Summary: Using the Bible’s foreviews of the careers of John the Baptist and the Prophet Jeremiah, this sermon encourages believers to persevere in the expectation that God has just as clearly foreseen their conformity to the image of Christ.
Third Sunday in Advent
“God’s 20/20 Foresight”
We have all heard the proverb that says, “Hindsight is always 20-20.” I don’t know of another proverb that says anything similarly pithy and witty about foresight. An obvious reason, I suppose, is that foresight isn’t anything like 20/20. In my experience, it’s more like 20/2000 or something worse.
In God’s case, however, foresight is definitely 20/20. Did you notice that both lessons today – the one from Jeremiah and the one from Luke – both of them are about men who got a 20/20 look into their futures?
God did gave them an overview of their lives – directly to Jeremiah, and to John the Baptist through the prophecy his father Zachariah sang in the Temple when his tongue was loosed when he endorsed naming his newborn son John. While John the Baptist was just a baby, and when Jeremiah was probably in his teens, God provides an accurate outline of what their futures will hold, what they will do in God’s service, and the kinds of trials they will face in His service.
When we look in Scripture, we don’t see a lot of this. Indeed, the overwhelming majority of the time God never gives this kind of preview to his children. There are two conclusions we might draw from that fact. A wrong conclusion would be this: that God has a wonderful plan for only a few of his children – people like Moses or Abraham or Jeremiah, or the Virgin Mary, or John the Baptist. God has a clear and precise plan for THEIR lives, while the REST of us kind of MUDDLE THROUGH somehow.
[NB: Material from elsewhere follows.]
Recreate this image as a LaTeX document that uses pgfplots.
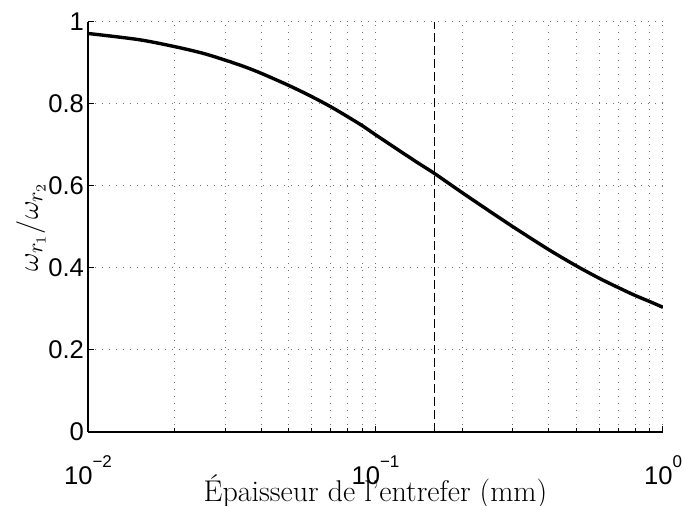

The TRUE conclusion goes like this: We have a destiny just as sure as Jeremiah or John the Baptist, but they get to see a preview of that destiny, while ordinarily we don’t. God knows our future just as much as he knows Jeremiah’s or John’s. He has plans FOR US just as much as he ever did for Jeremiah or John. But, he doesn’t show them to us. I believe the Bible teaches this, and I want to show you a couple of reasons why. I want to point to a few particulars in the 20/20 foreviews God gives to Jeremiah and John the Baptist and ALSO point out where the Scripture says the same thing is true for you and me.
Let’s begin with something which makes SOME people uncomfortable, though why it should is a mystery to me. God’s plan for Jeremiah and for John the Baptist PREDATES the birth of either of them. Remember, to Jeremiah God said this: Before I formed you in the womb, I knew you. Before you were born, I sanctified you. I ordained you a prophet to the nations.”
We have already looked at the Angel Gabriel’s comments to Zacharias about John, and at the time Gabriel makes these statements, John has not even been conceived in Elizabeth’s womb. So, even before John is a twinkle in his father’s eye, God knows him, knows his mission, and gives him a name.
Do you suppose this kind of thing is true about you or me? King David seemed to think so, when he wrote one of the most favorite songs in the Book of Psalms. In Psalm 139, David says this:
My frame was not hidden from You, When I was made in secret, And skillfully wrought in the lowest parts of the earth.
16Your eyes saw my substance, being yet unformed. And in Your book they all were written,
The days fashioned for me, When as yet there were none of them.
David compares his life to a tale that God has written down in a book, including every day of David’s life. There they are – in God’s book – when none of them had yet come to pass.
Someone might way, “Well, okay. But that’s just another one of those special people.” And, yes, David is special. But when God puts this song in Israel’s hymnbook, so that it becomes the song of worship and praise for all God’s people, the point is that what David says about himself here is true for all who sing this song. God knows you and me just as he knew David. He saw who we were before we were even formed in our mothers’ wombs. And all our days were written in God’s book, the days fashioned for each one of us, when as yet there were none of them.
And, what about those days? God told Jeremiah and John the Baptist some things about the days they would have. The mission he had from God was spelled out for Jeremiah, and also for John, with some specificity. In Jeremiah’s case, God even told him he would face opposition and persecution, and that Jeremiah would prevail over all of it. Does God ever tell you and me anything about our days?